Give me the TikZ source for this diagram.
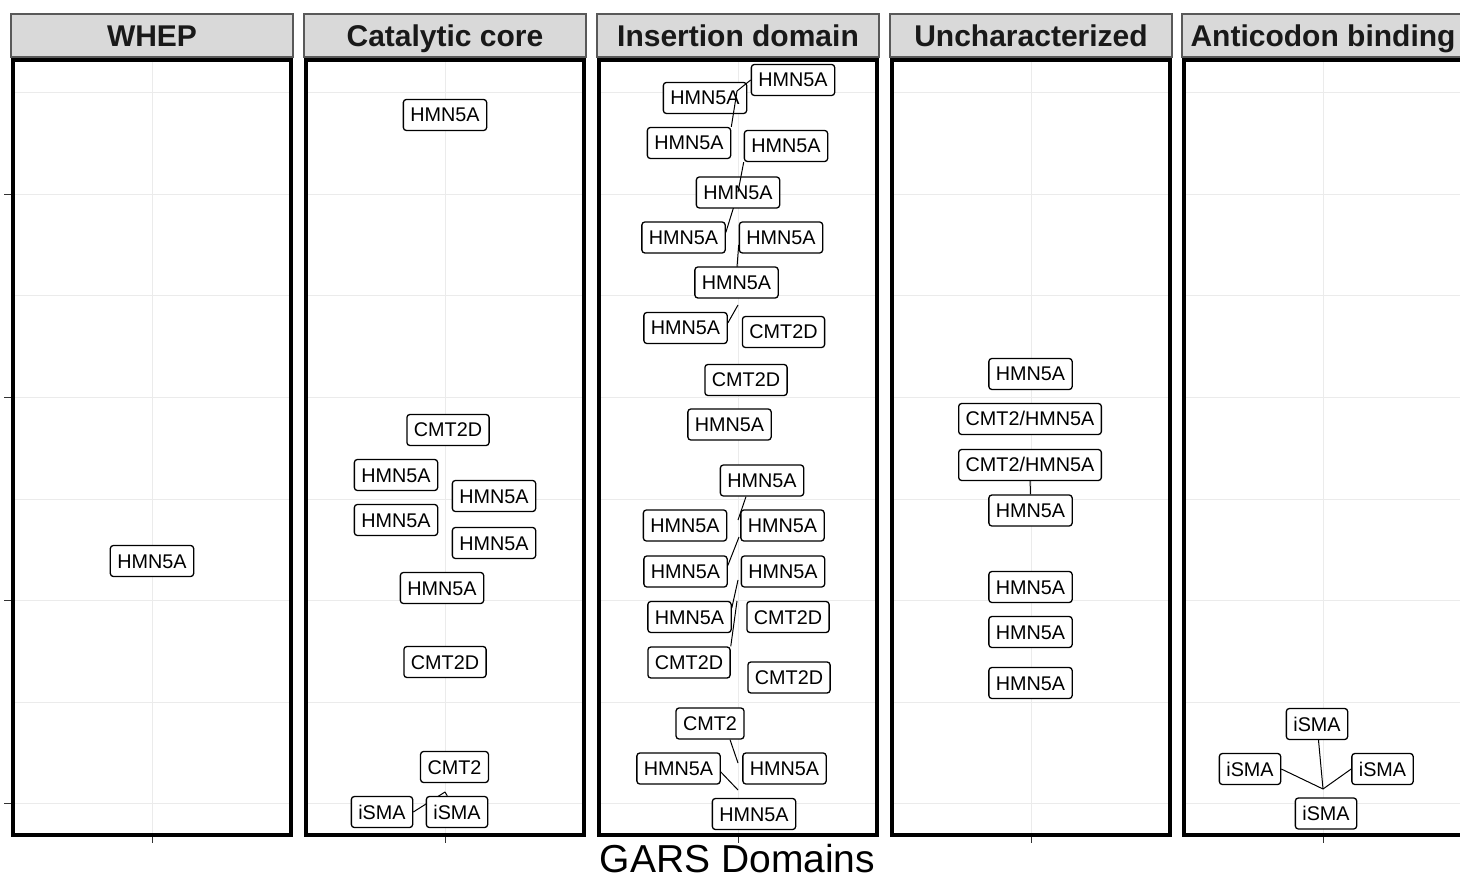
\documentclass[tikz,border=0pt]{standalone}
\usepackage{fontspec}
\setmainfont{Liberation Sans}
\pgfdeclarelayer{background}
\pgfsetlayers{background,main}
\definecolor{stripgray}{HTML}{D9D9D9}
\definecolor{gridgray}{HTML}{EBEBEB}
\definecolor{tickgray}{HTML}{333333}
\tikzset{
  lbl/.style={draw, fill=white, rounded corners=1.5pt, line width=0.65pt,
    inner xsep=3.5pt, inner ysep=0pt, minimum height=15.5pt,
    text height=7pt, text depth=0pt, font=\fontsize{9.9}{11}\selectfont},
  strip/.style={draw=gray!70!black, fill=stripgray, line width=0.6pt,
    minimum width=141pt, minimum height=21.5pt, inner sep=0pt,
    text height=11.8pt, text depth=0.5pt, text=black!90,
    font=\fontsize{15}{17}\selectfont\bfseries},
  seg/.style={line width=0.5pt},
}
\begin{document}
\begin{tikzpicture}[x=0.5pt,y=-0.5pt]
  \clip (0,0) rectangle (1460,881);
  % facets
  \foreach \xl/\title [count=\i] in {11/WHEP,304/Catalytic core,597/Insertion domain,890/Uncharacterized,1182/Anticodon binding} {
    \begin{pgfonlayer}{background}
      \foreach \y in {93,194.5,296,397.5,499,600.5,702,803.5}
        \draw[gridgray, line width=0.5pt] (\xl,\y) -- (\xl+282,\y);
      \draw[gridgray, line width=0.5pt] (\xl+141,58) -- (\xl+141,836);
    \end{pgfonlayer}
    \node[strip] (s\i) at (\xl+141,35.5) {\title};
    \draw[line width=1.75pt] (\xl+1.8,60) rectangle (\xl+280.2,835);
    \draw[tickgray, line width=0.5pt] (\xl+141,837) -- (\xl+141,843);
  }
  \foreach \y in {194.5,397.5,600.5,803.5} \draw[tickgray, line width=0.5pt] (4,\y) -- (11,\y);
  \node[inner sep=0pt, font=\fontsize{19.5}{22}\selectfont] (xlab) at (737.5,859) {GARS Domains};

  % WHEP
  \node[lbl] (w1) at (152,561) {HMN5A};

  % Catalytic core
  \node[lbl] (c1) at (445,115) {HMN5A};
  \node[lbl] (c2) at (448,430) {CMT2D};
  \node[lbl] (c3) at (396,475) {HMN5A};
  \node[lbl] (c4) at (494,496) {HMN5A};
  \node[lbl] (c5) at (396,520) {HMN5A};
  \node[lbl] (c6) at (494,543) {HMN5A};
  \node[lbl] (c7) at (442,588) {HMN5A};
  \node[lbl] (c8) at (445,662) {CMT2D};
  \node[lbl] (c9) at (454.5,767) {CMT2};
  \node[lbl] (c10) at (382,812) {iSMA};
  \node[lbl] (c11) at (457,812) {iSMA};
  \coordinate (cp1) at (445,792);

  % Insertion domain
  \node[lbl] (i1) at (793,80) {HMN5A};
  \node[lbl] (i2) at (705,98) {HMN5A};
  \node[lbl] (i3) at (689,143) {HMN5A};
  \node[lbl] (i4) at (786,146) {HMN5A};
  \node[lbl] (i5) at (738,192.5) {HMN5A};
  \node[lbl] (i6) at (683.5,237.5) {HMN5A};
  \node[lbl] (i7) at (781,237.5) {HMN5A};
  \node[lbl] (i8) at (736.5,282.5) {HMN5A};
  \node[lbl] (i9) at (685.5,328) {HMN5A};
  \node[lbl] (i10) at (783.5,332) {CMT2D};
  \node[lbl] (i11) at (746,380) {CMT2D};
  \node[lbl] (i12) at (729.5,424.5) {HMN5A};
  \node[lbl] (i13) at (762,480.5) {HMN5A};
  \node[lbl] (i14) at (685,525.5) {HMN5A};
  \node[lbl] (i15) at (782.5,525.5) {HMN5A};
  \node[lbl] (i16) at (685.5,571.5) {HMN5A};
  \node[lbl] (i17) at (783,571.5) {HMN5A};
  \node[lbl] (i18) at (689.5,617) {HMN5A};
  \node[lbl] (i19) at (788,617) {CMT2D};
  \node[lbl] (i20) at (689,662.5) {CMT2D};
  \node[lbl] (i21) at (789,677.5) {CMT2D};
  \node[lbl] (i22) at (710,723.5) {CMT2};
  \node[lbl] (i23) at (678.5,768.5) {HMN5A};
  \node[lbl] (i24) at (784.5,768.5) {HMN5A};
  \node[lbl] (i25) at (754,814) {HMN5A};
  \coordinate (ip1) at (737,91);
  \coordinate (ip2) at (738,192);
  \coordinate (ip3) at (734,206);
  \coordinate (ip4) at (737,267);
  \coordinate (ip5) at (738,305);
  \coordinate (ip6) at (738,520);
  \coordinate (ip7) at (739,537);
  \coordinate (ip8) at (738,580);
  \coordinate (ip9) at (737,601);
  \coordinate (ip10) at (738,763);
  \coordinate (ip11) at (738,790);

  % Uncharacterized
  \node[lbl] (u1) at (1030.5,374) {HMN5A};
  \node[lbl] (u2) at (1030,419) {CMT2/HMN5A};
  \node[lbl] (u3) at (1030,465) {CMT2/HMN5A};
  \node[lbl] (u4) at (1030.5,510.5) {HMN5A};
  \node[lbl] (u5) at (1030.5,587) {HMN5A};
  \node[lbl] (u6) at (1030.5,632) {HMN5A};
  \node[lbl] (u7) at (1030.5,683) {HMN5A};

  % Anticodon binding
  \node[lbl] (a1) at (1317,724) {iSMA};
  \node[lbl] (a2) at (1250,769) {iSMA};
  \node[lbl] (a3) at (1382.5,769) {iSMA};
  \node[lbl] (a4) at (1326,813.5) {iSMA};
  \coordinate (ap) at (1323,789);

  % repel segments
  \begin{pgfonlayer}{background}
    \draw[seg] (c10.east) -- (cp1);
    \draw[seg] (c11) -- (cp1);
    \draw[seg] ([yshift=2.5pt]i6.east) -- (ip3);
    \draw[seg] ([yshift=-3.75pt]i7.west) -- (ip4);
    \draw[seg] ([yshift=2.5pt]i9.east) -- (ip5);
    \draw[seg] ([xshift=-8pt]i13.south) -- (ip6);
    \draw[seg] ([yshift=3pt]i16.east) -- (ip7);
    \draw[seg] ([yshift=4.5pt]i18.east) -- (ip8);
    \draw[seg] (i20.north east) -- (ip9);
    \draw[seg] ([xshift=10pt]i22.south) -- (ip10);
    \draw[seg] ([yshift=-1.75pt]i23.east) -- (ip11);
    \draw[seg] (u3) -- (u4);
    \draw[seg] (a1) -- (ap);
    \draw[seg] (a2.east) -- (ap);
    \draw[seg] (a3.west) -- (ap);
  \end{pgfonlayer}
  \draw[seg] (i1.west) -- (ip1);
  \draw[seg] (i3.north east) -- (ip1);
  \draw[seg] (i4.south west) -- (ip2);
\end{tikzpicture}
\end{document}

==

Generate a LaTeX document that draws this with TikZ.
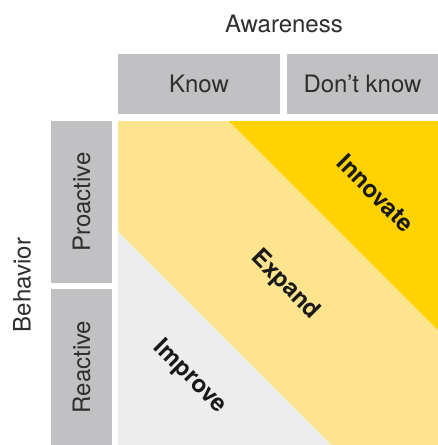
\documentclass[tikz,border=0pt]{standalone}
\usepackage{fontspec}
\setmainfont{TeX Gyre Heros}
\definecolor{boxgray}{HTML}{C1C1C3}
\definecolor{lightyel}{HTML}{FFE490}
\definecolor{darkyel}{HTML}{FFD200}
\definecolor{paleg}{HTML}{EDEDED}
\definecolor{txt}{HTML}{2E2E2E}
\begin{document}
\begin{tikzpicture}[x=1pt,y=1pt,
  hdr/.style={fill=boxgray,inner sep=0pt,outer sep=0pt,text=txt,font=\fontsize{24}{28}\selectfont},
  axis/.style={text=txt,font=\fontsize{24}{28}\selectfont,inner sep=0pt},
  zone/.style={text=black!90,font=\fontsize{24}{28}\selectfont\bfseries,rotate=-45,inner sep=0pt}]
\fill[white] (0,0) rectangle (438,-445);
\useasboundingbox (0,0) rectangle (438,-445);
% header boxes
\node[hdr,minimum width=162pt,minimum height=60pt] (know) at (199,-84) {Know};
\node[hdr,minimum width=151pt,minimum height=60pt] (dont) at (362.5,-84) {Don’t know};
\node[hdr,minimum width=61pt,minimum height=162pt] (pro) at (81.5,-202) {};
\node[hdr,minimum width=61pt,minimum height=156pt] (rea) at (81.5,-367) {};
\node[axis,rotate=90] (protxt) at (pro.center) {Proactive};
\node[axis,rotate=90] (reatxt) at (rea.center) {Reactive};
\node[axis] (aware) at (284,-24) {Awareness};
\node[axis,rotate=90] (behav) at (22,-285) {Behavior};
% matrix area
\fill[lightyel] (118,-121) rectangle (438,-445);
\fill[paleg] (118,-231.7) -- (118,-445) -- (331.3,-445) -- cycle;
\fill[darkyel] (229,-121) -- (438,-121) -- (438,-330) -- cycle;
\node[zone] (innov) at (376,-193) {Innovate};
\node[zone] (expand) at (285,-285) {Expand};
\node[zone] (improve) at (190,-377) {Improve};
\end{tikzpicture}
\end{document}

**Aim**
Every line in the data that holds "this" should be copied out.

**Solution to the problem**
Give me the TikZ source for this diagram.
Generate a LaTeX document that draws this with TikZ.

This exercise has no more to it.